Candy’s place was located just a few minutes away, toward the end of a sparsely inhabited street. The house was a ramshackle bungalow, fronted with aluminum siding and hemmed in by overgrown bushes. It wasn’t much, but Candy didn’t seem to care, and she hadn’t done much to make it any homier.

As Abee pulled into the drive, he saw that her car was missing. Maybe she’d got it working, he reasoned, but while he sat in the truck and stared at the house, he noticed that something wasn’t quite right. Something was missing, so to speak, and it took a few minutes before he figured out what it was.

The Buddha statue was missing, the one she kept in the front window, framed by a gap in the bushes. Her good luck charm, she’d called it, and there was no reason she should have moved it. Unless…

He opened the door of the truck and got out. When Ted glanced over at him, he shook his head. “I’ll be back in a minute.”

Abee pushed past the overgrown bushes and climbed onto the porch. Peering through the front window, he saw that the statue was definitely gone. The rest of the place looked the same. Of course, that didn’t mean much, since he knew it had come furnished. But the missing Buddha bothered him.

Abee worked his way around the house, peering in the windows, though curtains blocked most of the views.
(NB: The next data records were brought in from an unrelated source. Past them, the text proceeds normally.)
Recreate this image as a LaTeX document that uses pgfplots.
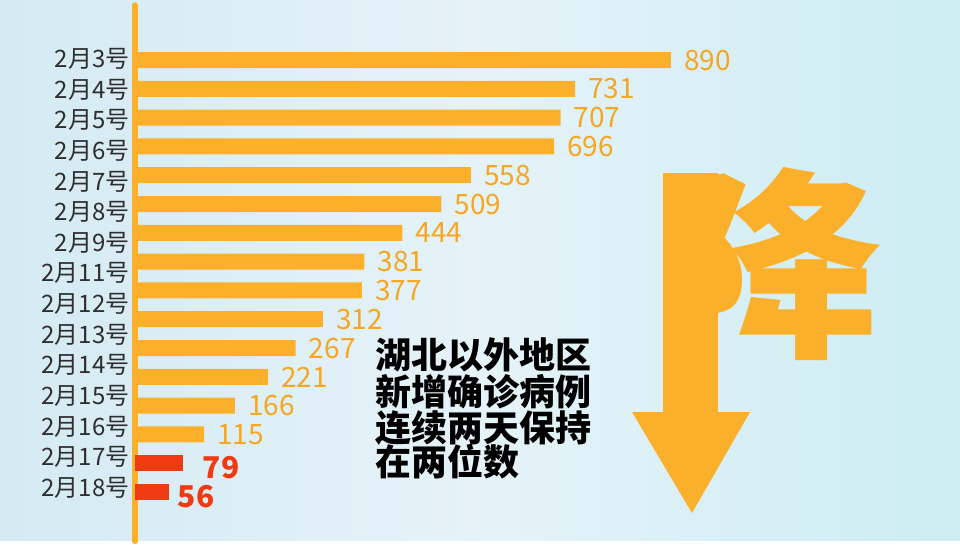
\documentclass[border=0pt]{standalone}
\usepackage{fontspec}
\usepackage{pgfplots}
\pgfplotsset{compat=1.18}
\setmainfont{Noto Sans CJK SC}
\IfFontExistsTF{Noto Sans CJK SC Black}{\newfontfamily\cjkblack{Noto Sans CJK SC Black}}{\newfontfamily\cjkblack{Noto Sans CJK SC}[FakeBold=3]}
\definecolor{barorange}{HTML}{FBB02B}
\definecolor{txtorange}{HTML}{F6A623}
\definecolor{barred}{HTML}{F03A12}
\definecolor{bg1}{HTML}{D5EAF2}
\definecolor{bg2}{HTML}{E5F3F8}
\definecolor{bg3}{HTML}{CCEDF3}
\begin{document}
\begin{tikzpicture}[x=1pt,y=1pt]
\fill[left color=bg1, right color=bg3, middle color=bg2] (0,0) rectangle (960,540);
\begin{axis}[
  at={(135pt,534.7pt)}, anchor=north west,
  scale only axis, width=825pt, height=535.7pt,
  xmin=0, xmax=1370.4, ymin=-1.9, ymax=16.7, y dir=reverse,
  axis x line=none, axis y line*=left,
  y axis line style={barorange, line width=6pt, line cap=round},
  ytick={-0.035,1.028,2.091,3.154,4.217,5.281,6.344,7.407,8.470,9.533,10.596,11.659,12.722,13.785,14.848},
  yticklabels={2月3号,2月4号,2月5号,2月6号,2月7号,2月8号,2月9号,2月11号,2月12号,2月13号,2月14号,2月15号,2月16号,2月17号,2月18号},
  tick style={draw=none},
  yticklabel style={font=\fontsize{24}{24}\selectfont, text=black!82, inner sep=0pt, xshift=-1pt},
  xbar, bar width=16pt, bar shift=0pt,
  /pgf/number format/assume math mode=true,
  nodes near coords,
  clip=false,
]
\addplot[draw=none, fill=barorange,
  every node near coord/.append style={anchor=west, inner sep=0pt, xshift=13pt, text=txtorange, font=\fontsize{28}{28}\selectfont}]
  coordinates {(890,0) (731,1) (707,2) (696,3) (558,4) (509,5) (444,6) (381,7) (377,8) (312,9) (267,10) (221,11) (166,12) (115,13)};
\addplot[draw=none, fill=barred,
  every node near coord/.append style={anchor=west, inner sep=0pt, xshift=20pt, yshift=-4pt, text=barred, font=\bfseries\fontsize{30}{30}\selectfont}]
  coordinates {(79,14)};
\addplot[draw=none, fill=barred,
  every node near coord/.append style={anchor=west, inner sep=0pt, xshift=9pt, yshift=-5pt, text=barred, font=\bfseries\fontsize{30}{30}\selectfont}]
  coordinates {(56,15)};
\end{axis}
% big character with arrow
\node[anchor=base west, inner sep=0pt, yscale=0.895, text=barorange, font=\cjkblack\fontsize{228}{228}\selectfont] at (654,199) {降};
\fill[barorange] (663,367) rectangle (718,128);
\fill[barorange] (632,128) -- (750,128) -- (692,27) -- cycle;
% text block
\begin{scope}[every node/.style={anchor=west, inner sep=0pt, font=\cjkblack\fontsize{36}{36}\selectfont, text=black}]
\node at (375,185) {湖北以外地区};
\node at (375,148) {新增确诊病例};
\node at (375,112) {连续两天保持};
\node at (375,78) {在两位数};
\end{scope}
\end{tikzpicture}
\end{document}
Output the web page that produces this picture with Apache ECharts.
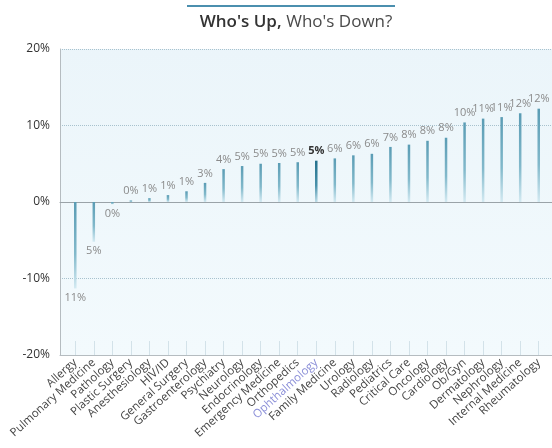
<!DOCTYPE html>
<html>
<head>
<meta charset="utf-8">
<script src="https://cdn.jsdelivr.net/npm/echarts@6/dist/echarts.min.js"></script>
<style>
  html, body { margin: 0; padding: 0; background: #ffffff; }
  #chart { width: 552px; height: 448px; }
</style>
</head>
<body>
<div id="chart"></div>
<script>
// Year-over-year change by specialty (percent)
const specialties = [
  'Allergy', 'Pulmonary Medicine', 'Pathology', 'Plastic Surgery', 'Anesthesiology',
  'HIV/ID', 'General Surgery', 'Gastroenterology', 'Psychiatry', 'Neurology',
  'Endocrinology', 'Emergency Medicine', 'Orthopedics', 'Ophthalmology', 'Family Medicine',
  'Urology', 'Radiology', 'Pediatrics', 'Critical Care', 'Oncology',
  'Cardiology', 'Ob/Gyn', 'Dermatology', 'Nephrology', 'Internal Medicine', 'Rheumatology'
];
const changes = [
  -11.3, -5.2, -0.3, 0.2, 0.5,
  0.9, 1.4, 2.5, 4.3, 4.7,
  5.0, 5.1, 5.2, 5.4, 5.7,
  6.1, 6.3, 7.2, 7.5, 8.0,
  8.4, 10.4, 10.9, 11.1, 11.6, 12.2
];
const yTicks = [-20, -10, 0, 10, 20];
const highlighted = 'Ophthalmology';

const FONT = '"Open Sans", "Noto Sans", sans-serif';

function stemGradient(top, mid, bottom) {
  return new echarts.graphic.LinearGradient(0, 0, 0, 1, [
    { offset: 0, color: top },
    { offset: 0.6, color: mid },
    { offset: 1, color: bottom }
  ]);
}

const barData = changes.map((v, i) => {
  const isHi = specialties[i] === highlighted;
  return {
    value: v,
    itemStyle: {
      color: isHi ? stemGradient('#23708c', '#4a92ab', '#bfdde8')
                  : stemGradient('#5a9cb4', '#82b9cb', '#d4eaf2')
    },
    label: {
      position: v < 0 ? 'bottom' : 'top',
      color: isHi ? '#333333' : '#8a8a8a',
      fontWeight: isHi ? 'bold' : 'normal'
    }
  };
});

const categoryData = specialties.map(name =>
  name === highlighted ? { value: name, textStyle: { color: '#8b8fd8' } } : name
);

const yMin = yTicks[0];
const yMax = yTicks[yTicks.length - 1];
const yStep = yTicks[1] - yTicks[0];

const chart = echarts.init(document.getElementById('chart'), null, { renderer: 'canvas' });

chart.setOption({
  animation: false,
  backgroundColor: '#ffffff',
  textStyle: { fontFamily: FONT },
  title: {
    text: "{b|Who's Up,} {n|Who's Down?}",
    left: 291,
    textAlign: 'center',
    top: 8,
    textStyle: {
      rich: {
        b: { fontFamily: FONT, fontSize: 17, fontWeight: 600, color: '#333333' },
        n: { fontFamily: FONT, fontSize: 17, fontWeight: 'normal', color: '#4a4a4a' }
      }
    }
  },
  graphic: [{
    type: 'rect',
    left: 187,
    top: 5,
    shape: { width: 208, height: 2 },
    style: { fill: '#4b8fae' }
  }],
  grid: [
    // panel with the value scale and reference lines
    { left: 60, right: 0, top: 49, height: 306, show: true, borderWidth: 0,
      backgroundColor: new echarts.graphic.LinearGradient(0, 0, 0, 1, [
        { offset: 0, color: '#ebf5fa' },
        { offset: 1, color: '#f3fafd' }
      ]) },
    // stems
    { left: 66, right: 4, top: 49, height: 306 }
  ],
  xAxis: [
    { gridIndex: 0, type: 'value', min: 0, max: 1, position: 'bottom',
      axisLine: { show: true, onZero: false, lineStyle: { color: '#b5bcc0', width: 1 } },
      axisTick: { show: false }, axisLabel: { show: false }, splitLine: { show: false } },
    { gridIndex: 0, type: 'value', min: 0, max: 1, position: 'top',
      axisLine: { show: true, onZero: true, lineStyle: { color: '#9aa3a8', width: 1 } },
      axisTick: { show: false }, axisLabel: { show: false }, splitLine: { show: false } },
    { gridIndex: 1, type: 'category', data: categoryData, boundaryGap: true,
      axisLine: { show: false, onZero: false },
      axisTick: { show: true, inside: true, alignWithLabel: true, length: 14,
        lineStyle: { color: '#d3e2e9', width: 1 } },
      axisLabel: { interval: 0, rotate: 42, margin: 6, fontSize: 11.5, color: '#444444',
        fontFamily: FONT },
      splitLine: { show: false } }
  ],
  yAxis: [
    { gridIndex: 0, type: 'value', min: yMin, max: yMax, interval: yStep,
      axisLine: { show: true, lineStyle: { color: '#b5bcc0' } },
      axisTick: { show: false },
      axisLabel: { formatter: v => v + '%', fontSize: 12, color: '#333333', margin: 10,
        fontFamily: FONT },
      splitLine: { show: true, lineStyle: { color: '#a8c2ce', type: 'dotted', width: 1 } } },
    { gridIndex: 1, type: 'value', min: yMin, max: yMax, interval: yStep, show: false,
      splitLine: { show: false } }
  ],
  series: [{
    type: 'bar',
    xAxisIndex: 2,
    yAxisIndex: 1,
    barWidth: 2.5,
    data: barData,
    label: {
      show: true,
      distance: 4,
      fontSize: 11,
      fontFamily: FONT,
      formatter: p => Math.abs(Math.round(p.value)) + '%'
    }
  }]
});
</script>
</body>
</html>
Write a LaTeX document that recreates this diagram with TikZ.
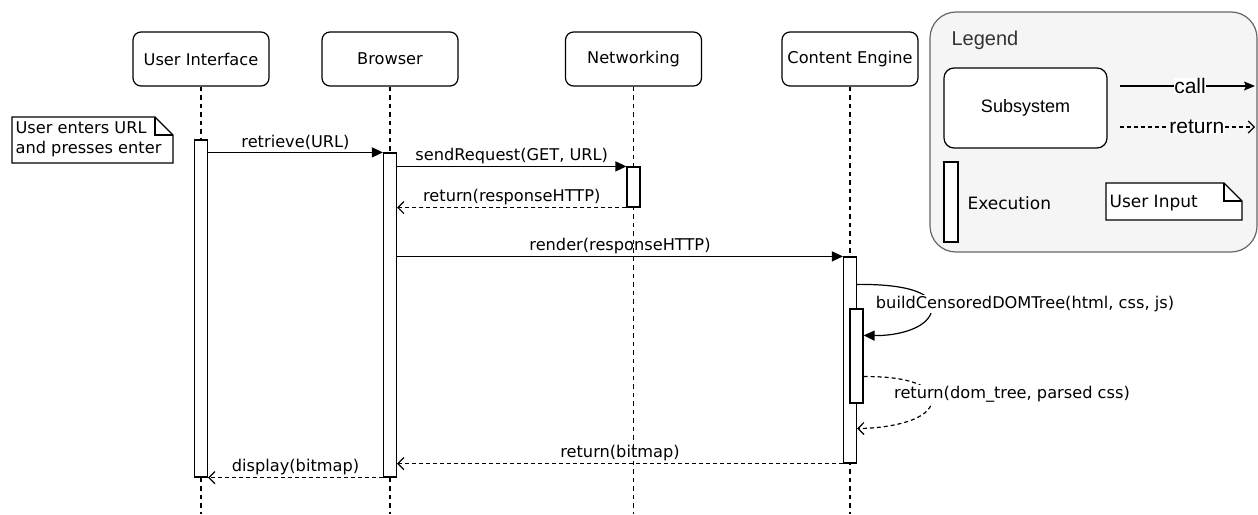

He couldn’t make out much.

Finally tiring of his efforts, he simply kicked in the back door, just like Ted had done at Tuck’s house.

He stepped inside, wondering what the hell Candy might be up to.

Just as she had every fifteen minutes since she’d arrived, Amanda approached the nurses’ station to ask if they had any further information. The nurse responded patiently that she had already given Amanda all the information she had: Jared had been admitted, he was being seen by a cardiologist, and the doctor knew they were waiting. As soon as she learned anything, Amanda would be the first to know. There was compassion in her voice as she said it, and Amanda nodded her thanks before turning away.

Even with the reality of her surroundings, she still couldn’t make sense of what she was doing here or how any of this had happened. Though Frank and the nurse had tried to explain it to her, their words meant nothing in the here and now. She didn’t want Frank or the nurse to tell her what was going on, she wanted to talk to Jared. She needed to see Jared, she needed to hear his voice to know that he was okay and when Frank had tried to put a comforting hand on her back, she’d jerked away as if scalded.

Because it was his fault that Jared was here in the first place. If he hadn’t been drinking, Jared would have stayed at home, or been out with a girl, or at a friend’s house. Jared would never have been anywhere near that intersection, would never have ended up in the hospital. He’d just been trying to help. He was being the responsible one.